◆ TASK DESCRIPTION ◆
Restate exactly the lines of the entries below, beginning with the first and ending with the line that holds "Arial, Helvetica, sans-serif';". Pictures are not copied.

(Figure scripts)

───

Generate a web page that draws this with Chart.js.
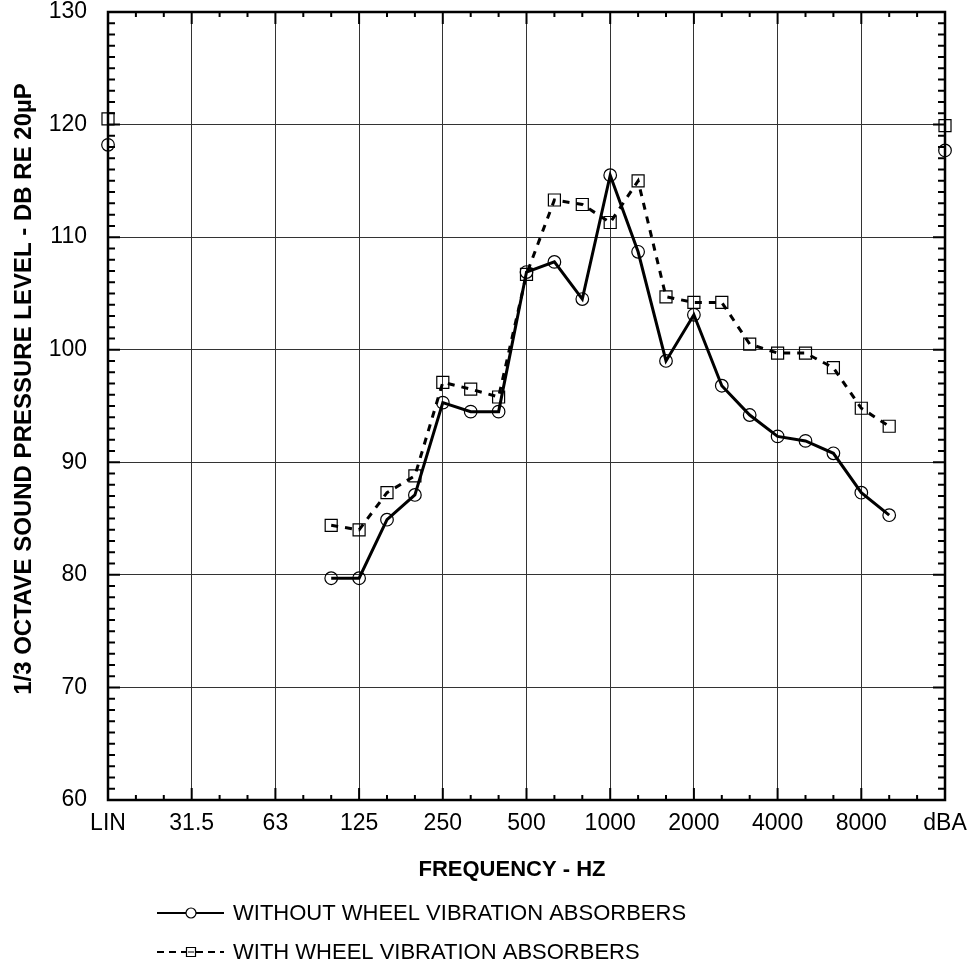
<!DOCTYPE html>
<html>
<head>
<meta charset="utf-8">
<script src="https://cdn.jsdelivr.net/npm/chart.js@4.4.1/dist/chart.umd.min.js"></script>
<style>
  html, body { margin: 0; padding: 0; background: #fff; }
  canvas { display: block; }
</style>
</head>
<body>
<canvas id="spl" width="967" height="967"></canvas>
<script>
// 1/3 octave bands, LIN and dBA overall levels sit at the two ends
const bands = ['LIN', '20', '25', '31.5', '40', '50', '63', '80', '100', '125', '160', '200', '250',
  '315', '400', '500', '630', '800', '1000', '1250', '1600', '2000', '2500', '3150', '4000', '5000',
  '6300', '8000', '10000', '12500', 'dBA'];

// levels in dB re 20 uPa, null where no band was measured
const withoutAbsorbers = [118.2, null, null, null, null, null, null, null,
  79.7, 79.7, 84.9, 87.1, 95.3, 94.5, 94.5, 106.9, 107.8, 104.5, 115.5, 108.7,
  99.0, 103.1, 96.8, 94.2, 92.3, 91.9, 90.8, 87.3, 85.3, null, 117.7];
const withAbsorbers = [120.5, null, null, null, null, null, null, null,
  84.4, 84.0, 87.3, 88.8, 97.1, 96.5, 95.8, 106.7, 113.3, 112.9, 111.3, 115.0,
  104.7, 104.2, 104.2, 100.5, 99.7, 99.7, 98.4, 94.8, 93.2, null, 119.9];

const yMin = 60;
const yMax = 130;

const xTitle = 'FREQUENCY - HZ';
const yTitle = '1/3 OCTAVE SOUND PRESSURE LEVEL - DB RE 20\u00B5P';

const FONT = '"Liberation Sans", Arial, Helvetica, sans-serif';

// frame plus the short inward ticks on all four sides
const frameTicks = {
  id: 'frameTicks',
  beforeDatasetsDraw(chart) {
    const { ctx, chartArea: a, scales: { x, y } } = chart;
    ctx.save();
    ctx.strokeStyle = '#000';
    ctx.lineWidth = 2;
    ctx.beginPath();
    for (let v = yMin; v <= yMax; v++) {
      const py = y.getPixelForValue(v);
      const len = v % 10 === 0 ? 12 : 7;
      ctx.moveTo(a.left, py); ctx.lineTo(a.left + len, py);
      ctx.moveTo(a.right, py); ctx.lineTo(a.right - len, py);
    }
    bands.forEach((b, i) => {
      const px = x.getPixelForValue(i);
      const len = i % 3 === 0 ? 12 : 5;
      ctx.moveTo(px, a.bottom); ctx.lineTo(px, a.bottom - len);
      ctx.moveTo(px, a.top); ctx.lineTo(px, a.top + len);
    });
    ctx.stroke();
    ctx.lineWidth = 2.5;
    ctx.strokeRect(a.left, a.top, a.width, a.height);
    ctx.restore();
  }
};

// axis titles and the legend underneath
const titlesLegend = {
  id: 'titlesLegend',
  afterDraw(chart) {
    const ctx = chart.ctx;
    ctx.save();
    ctx.fillStyle = '#000';
    ctx.textAlign = 'center';
    ctx.textBaseline = 'middle';

    ctx.font = 'bold 22px ' + FONT;
    ctx.fillText(xTitle, 512, 870);

    ctx.save();
    ctx.translate(24, 389);
    ctx.rotate(-Math.PI / 2);
    ctx.font = 'bold 24px ' + FONT;
    ctx.fillText(yTitle, 0, 0);
    ctx.restore();

    const rows = [
      { text: 'WITHOUT WHEEL VIBRATION ABSORBERS', dash: [], marker: 'circle', y: 913 },
      { text: 'WITH WHEEL VIBRATION ABSORBERS', dash: [7, 5], marker: 'rect', y: 952 }
    ];
    rows.forEach(r => {
      ctx.strokeStyle = '#000';
      ctx.lineWidth = 2;
      ctx.setLineDash(r.dash);
      ctx.beginPath();
      ctx.moveTo(157, r.y); ctx.lineTo(186, r.y);
      ctx.moveTo(196, r.y); ctx.lineTo(224, r.y);
      ctx.stroke();
      ctx.setLineDash([]);
      ctx.lineWidth = 1.2;
      ctx.beginPath();
      if (r.marker === 'circle') {
        ctx.arc(191, r.y, 5, 0, Math.PI * 2);
      } else {
        ctx.rect(186.5, r.y - 4.5, 9, 9);
        ctx.moveTo(188, r.y); ctx.lineTo(194, r.y);
      }
      ctx.stroke();
      ctx.font = '22px ' + FONT;
      ctx.textAlign = 'left';
      ctx.fillText(r.text, 233, r.y + 1);
    });
    ctx.restore();
  }
};

new Chart(document.getElementById('spl'), {
  type: 'line',
  data: {
    labels: bands,
    datasets: [
      {
        label: 'WITHOUT WHEEL VIBRATION ABSORBERS',
        data: withoutAbsorbers,
        borderColor: '#000',
        borderWidth: 3,
        backgroundColor: 'rgba(0,0,0,0)',
        pointStyle: 'circle',
        pointRadius: 6.3,
        pointBorderWidth: 1.2,
        pointBorderColor: '#000',
        tension: 0,
        spanGaps: false,
        clip: false
      },
      {
        label: 'WITH WHEEL VIBRATION ABSORBERS',
        data: withAbsorbers,
        borderColor: '#000',
        borderWidth: 3,
        borderDash: [7, 7],
        backgroundColor: 'rgba(0,0,0,0)',
        pointStyle: 'rect',
        pointRadius: 8.5,
        pointBorderWidth: 1.2,
        pointBorderColor: '#000',
        tension: 0,
        spanGaps: false,
        clip: false
      }
    ]
  },
  options: {
    responsive: false,
    animation: false,
    layout: { padding: { left: 0, top: 12, right: 22, bottom: 67 } },
    plugins: {
      legend: { display: false },
      tooltip: { enabled: false }
    },
    scales: {
      x: {
        type: 'category',
        offset: false,
        border: { display: false },
        grid: {
          drawTicks: false,
          lineWidth: 1,
          color: ctx => (ctx.index % 3 === 0 ? '#333' : 'rgba(0,0,0,0)')
        },
        ticks: {
          autoSkip: false,
          maxRotation: 0,
          padding: 10,
          color: '#000',
          font: { family: FONT, size: 23 },
          callback: (val, i) => (i % 3 === 0 ? bands[i] : '')
        },
        afterFit: s => {
          s.height = 100;
          s.paddingLeft = 20;
          s.paddingRight = 20;
        }
      },
      y: {
        min: yMin,
        max: yMax,
        border: { display: false },
        grid: { drawTicks: false, lineWidth: 1, color: '#333' },
        ticks: {
          stepSize: 10,
          padding: 21,
          color: '#000',
          font: { family: FONT, size: 23, lineHeight: 1 }
        },
        afterFit: s => {
          s.width = 108;
          s.paddingTop = 11;
          s.paddingBottom = 11;
        }
      }
    }
  },
  plugins: [frameTicks, titlesLegend]
});
</script>
</body>
</html>
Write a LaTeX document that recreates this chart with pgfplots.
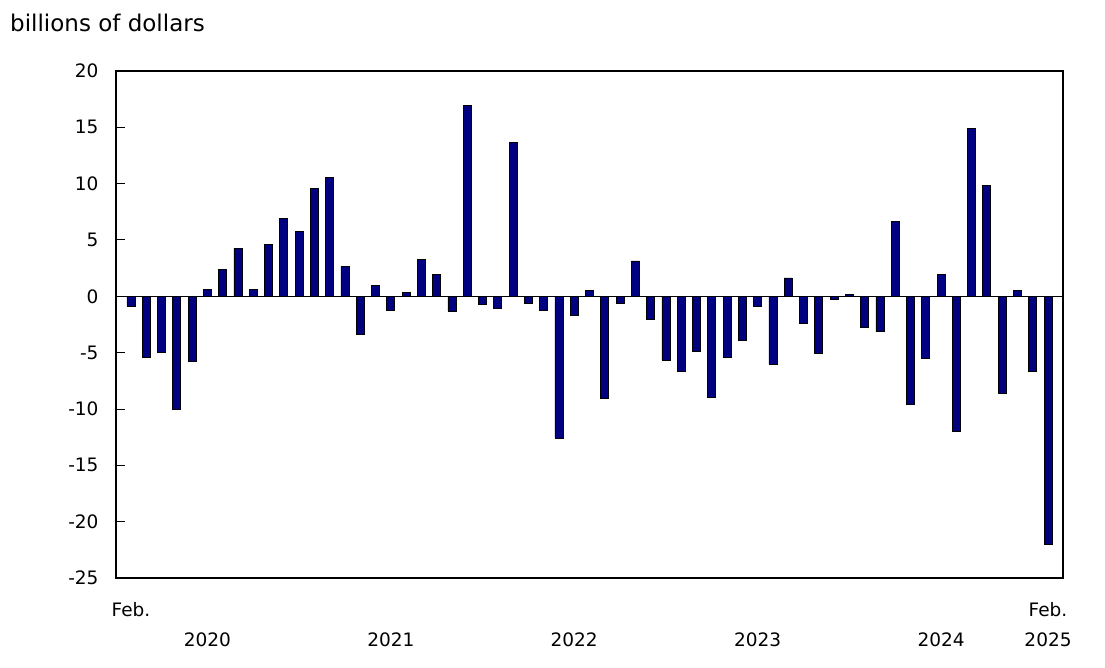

───

◆ THE OUTPUT ◆
Generate a web page that draws this with Chart.js.
<!DOCTYPE html>
<html>
<head>
<meta charset="utf-8">
<script src="https://cdn.jsdelivr.net/npm/chart.js@4.4.1/dist/chart.umd.min.js"></script>
<style>
  html, body { margin: 0; padding: 0; background: #fff; }
  canvas { display: block; }
</style>
</head>
<body>
<canvas id="spl" width="967" height="967"></canvas>
<script>
// 1/3 octave bands, LIN and dBA overall levels sit at the two ends
const bands = ['LIN', '20', '25', '31.5', '40', '50', '63', '80', '100', '125', '160', '200', '250',
  '315', '400', '500', '630', '800', '1000', '1250', '1600', '2000', '2500', '3150', '4000', '5000',
  '6300', '8000', '10000', '12500', 'dBA'];

// levels in dB re 20 uPa, null where no band was measured
const withoutAbsorbers = [118.2, null, null, null, null, null, null, null,
  79.7, 79.7, 84.9, 87.1, 95.3, 94.5, 94.5, 106.9, 107.8, 104.5, 115.5, 108.7,
  99.0, 103.1, 96.8, 94.2, 92.3, 91.9, 90.8, 87.3, 85.3, null, 117.7];
const withAbsorbers = [120.5, null, null, null, null, null, null, null,
  84.4, 84.0, 87.3, 88.8, 97.1, 96.5, 95.8, 106.7, 113.3, 112.9, 111.3, 115.0,
  104.7, 104.2, 104.2, 100.5, 99.7, 99.7, 98.4, 94.8, 93.2, null, 119.9];

const yMin = 60;
const yMax = 130;

const xTitle = 'FREQUENCY - HZ';
const yTitle = '1/3 OCTAVE SOUND PRESSURE LEVEL - DB RE 20\u00B5P';

const FONT = '"Liberation Sans", Arial, Helvetica, sans-serif';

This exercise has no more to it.